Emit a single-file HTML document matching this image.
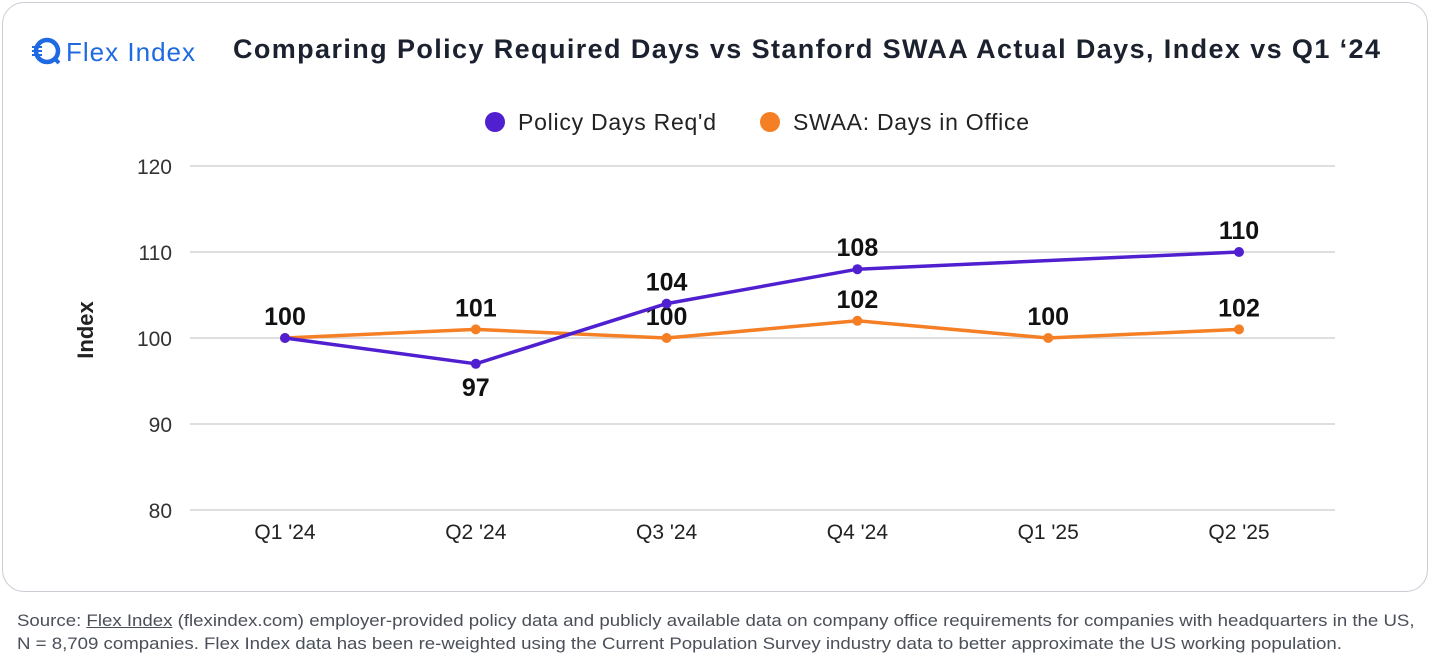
<!DOCTYPE html>
<html><head><meta charset="utf-8"><style>
body{margin:0;width:1456px;height:665px;background:#fff;font-family:"Liberation Sans",sans-serif;position:relative;overflow:hidden}
.card{position:absolute;left:2px;top:2px;width:1424px;height:588px;border:1.5px solid #c9ccd3;border-radius:22px}
.src{position:absolute;left:17px;top:610px;font-size:16.3px;color:#4a4f58;line-height:23px;transform-origin:0 0;transform:scaleX(1.145);white-space:nowrap}
</style></head><body>
<div class="card"></div>
<svg width="1456" height="600" style="position:absolute;left:0;top:0" id="chart">
<g>
<circle cx="47" cy="51" r="11" fill="none" stroke="#1f6ae0" stroke-width="4.5"/>
<rect x="32" y="46" width="10" height="2" fill="#1f6ae0"/><rect x="32" y="50" width="10" height="2" fill="#1f6ae0"/><rect x="32" y="54" width="10" height="2" fill="#1f6ae0"/>
<line x1="54" y1="58" x2="59" y2="63" stroke="#1f6ae0" stroke-width="4"/>
<text x="66" y="61" font-size="26" textLength="129" fill="#1f6ae0">Flex Index</text>
</g>
<text x="233" y="58" font-size="27" textLength="1147" font-weight="bold" fill="#1c2130">Comparing Policy Required Days vs Stanford SWAA Actual Days, Index vs Q1 ‘24</text>
<g>
<circle cx="495" cy="122" r="10" fill="#5020d0"/><text x="518" y="130" font-size="23" textLength="198" fill="#222">Policy Days Req'd</text>
<circle cx="770" cy="122" r="10" fill="#f57f25"/><text x="793" y="130" font-size="23" textLength="236" fill="#222">SWAA: Days in Office</text>
</g>
<text transform="translate(93,330) rotate(-90)" text-anchor="middle" font-size="22" font-weight="bold" fill="#222">Index</text>
<g id="grid"></g><g id="marks"></g>
</svg>
<div class="src">Source: <u>Flex Index</u> (flexindex.com) employer-provided policy data and publicly available data on company office requirements for companies with headquarters in the US,<br>N = 8,709 companies. Flex Index data has been re-weighted using the Current Population Survey industry data to better approximate the US working population.</div>
<script>
const categories=["Q1 '24","Q2 '24","Q3 '24","Q4 '24","Q1 '25","Q2 '25"];
const policyValues=[100,97,104,108,null,110];
const policyLabels=["","97","104","108","","110"];
const swaaValues=[100,101,100,102,100,101];
const swaaLabels=["100","101","100","102","100","102"];
const yTicks=[80,90,100,110,120];
const NS="http://www.w3.org/2000/svg";
const x=i=>285+i*190.8;
const y=v=>510-(v-80)*8.6;
function mk(t,a,p,txt){const e=document.createElementNS(NS,t);for(const k in a)e.setAttribute(k,a[k]);if(txt!=null)e.textContent=txt;p.appendChild(e);return e;}
const grid=document.getElementById('grid'),marks=document.getElementById('marks');
yTicks.forEach(t=>{
const l=mk('line',{x1:190,x2:1335,y1:y(t),y2:y(t),stroke:'#d4d4d4','stroke-width':1.5},grid);


const tx=mk('text',{x:172,y:y(t)+8,'text-anchor':'end','font-size':21,fill:'#333'},grid,t);


});
categories.forEach((c,i)=>{
const tx=mk('text',{x:x(i),y:539,'text-anchor':'middle','font-size':21,fill:'#222'},grid,c);


});
function series(vals,labels,color,name,above){
const pts=[];vals.forEach((v,i)=>{if(v!=null)pts.push([x(i),y(v),i]);});
const pl=mk('polyline',{points:pts.map(p=>p[0]+','+p[1]).join(' '),fill:'none',stroke:color,'stroke-width':3.5,'stroke-linejoin':'round'},marks);


pts.forEach(p=>{
const c=mk('circle',{cx:p[0],cy:p[1],r:5,fill:color},marks);


const lb=labels[p[2]];
if(lb){const dy=above[p[2]]?-13:+32;
const t=mk('text',{x:p[0],y:p[1]+dy,'text-anchor':'middle','font-size':25,'font-weight':'bold',fill:'#111'},marks,lb);

}
});
}
series(swaaValues,swaaLabels,'#f57f25','swaa',[1,1,1,1,1,1]);
series(policyValues,policyLabels,'#5020d0','policy',[1,0,1,1,1,1]);
</script>
</body></html>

> _Stated problem_
Quote the material in full and exactly; do not carry over its pictures.

> _Completed task_
Emit a single-file HTML document matching this image.
<!DOCTYPE html>
<html><head><meta charset="utf-8"><style>
body{margin:0;width:1456px;height:665px;background:#fff;font-family:"Liberation Sans",sans-serif;position:relative;overflow:hidden}
.card{position:absolute;left:2px;top:2px;width:1424px;height:588px;border:1.5px solid #c9ccd3;border-radius:22px}
.src{position:absolute;left:17px;top:610px;font-size:16.3px;color:#4a4f58;line-height:23px;transform-origin:0 0;transform:scaleX(1.145);white-space:nowrap}
</style></head><body>
<div class="card"></div>
<svg width="1456" height="600" style="position:absolute;left:0;top:0" id="chart">
<g>
<circle cx="47" cy="51" r="11" fill="none" stroke="#1f6ae0" stroke-width="4.5"/>
<rect x="32" y="46" width="10" height="2" fill="#1f6ae0"/><rect x="32" y="50" width="10" height="2" fill="#1f6ae0"/><rect x="32" y="54" width="10" height="2" fill="#1f6ae0"/>
<line x1="54" y1="58" x2="59" y2="63" stroke="#1f6ae0" stroke-width="4"/>
<text x="66" y="61" font-size="26" textLength="129" fill="#1f6ae0">Flex Index</text>
</g>
<text x="233" y="58" font-size="27" textLength="1147" font-weight="bold" fill="#1c2130">Comparing Policy Required Days vs Stanford SWAA Actual Days, Index vs Q1 ‘24</text>
<g>
<circle cx="495" cy="122" r="10" fill="#5020d0"/><text x="518" y="130" font-size="23" textLength="198" fill="#222">Policy Days Req'd</text>
<circle cx="770" cy="122" r="10" fill="#f57f25"/><text x="793" y="130" font-size="23" textLength="236" fill="#222">SWAA: Days in Office</text>
</g>
<text transform="translate(93,330) rotate(-90)" text-anchor="middle" font-size="22" font-weight="bold" fill="#222">Index</text>
<g id="grid"></g><g id="marks"></g>
</svg>
<div class="src">Source: <u>Flex Index</u> (flexindex.com) employer-provided policy data and publicly available data on company office requirements for companies with headquarters in the US,<br>N = 8,709 companies. Flex Index data has been re-weighted using the Current Population Survey industry data to better approximate the US working population.</div>
<script>
const categories=["Q1 '24","Q2 '24","Q3 '24","Q4 '24","Q1 '25","Q2 '25"];
const policyValues=[100,97,104,108,null,110];
const policyLabels=["","97","104","108","","110"];
const swaaValues=[100,101,100,102,100,101];
const swaaLabels=["100","101","100","102","100","102"];
const yTicks=[80,90,100,110,120];
const NS="http://www.w3.org/2000/svg";
const x=i=>285+i*190.8;
const y=v=>510-(v-80)*8.6;
function mk(t,a,p,txt){const e=document.createElementNS(NS,t);for(const k in a)e.setAttribute(k,a[k]);if(txt!=null)e.textContent=txt;p.appendChild(e);return e;}
const grid=document.getElementById('grid'),marks=document.getElementById('marks');
yTicks.forEach(t=>{
const l=mk('line',{x1:190,x2:1335,y1:y(t),y2:y(t),stroke:'#d4d4d4','stroke-width':1.5},grid);


const tx=mk('text',{x:172,y:y(t)+8,'text-anchor':'end','font-size':21,fill:'#333'},grid,t);


});
categories.forEach((c,i)=>{
const tx=mk('text',{x:x(i),y:539,'text-anchor':'middle','font-size':21,fill:'#222'},grid,c);


});
function series(vals,labels,color,name,above){
const pts=[];vals.forEach((v,i)=>{if(v!=null)pts.push([x(i),y(v),i]);});
const pl=mk('polyline',{points:pts.map(p=>p[0]+','+p[1]).join(' '),fill:'none',stroke:color,'stroke-width':3.5,'stroke-linejoin':'round'},marks);


pts.forEach(p=>{
const c=mk('circle',{cx:p[0],cy:p[1],r:5,fill:color},marks);


const lb=labels[p[2]];
if(lb){const dy=above[p[2]]?-13:+32;
const t=mk('text',{x:p[0],y:p[1]+dy,'text-anchor':'middle','font-size':25,'font-weight':'bold',fill:'#111'},marks,lb);

}
});
}
series(swaaValues,swaaLabels,'#f57f25','swaa',[1,1,1,1,1,1]);
series(policyValues,policyLabels,'#5020d0','policy',[1,0,1,1,1,1]);
</script>
</body></html>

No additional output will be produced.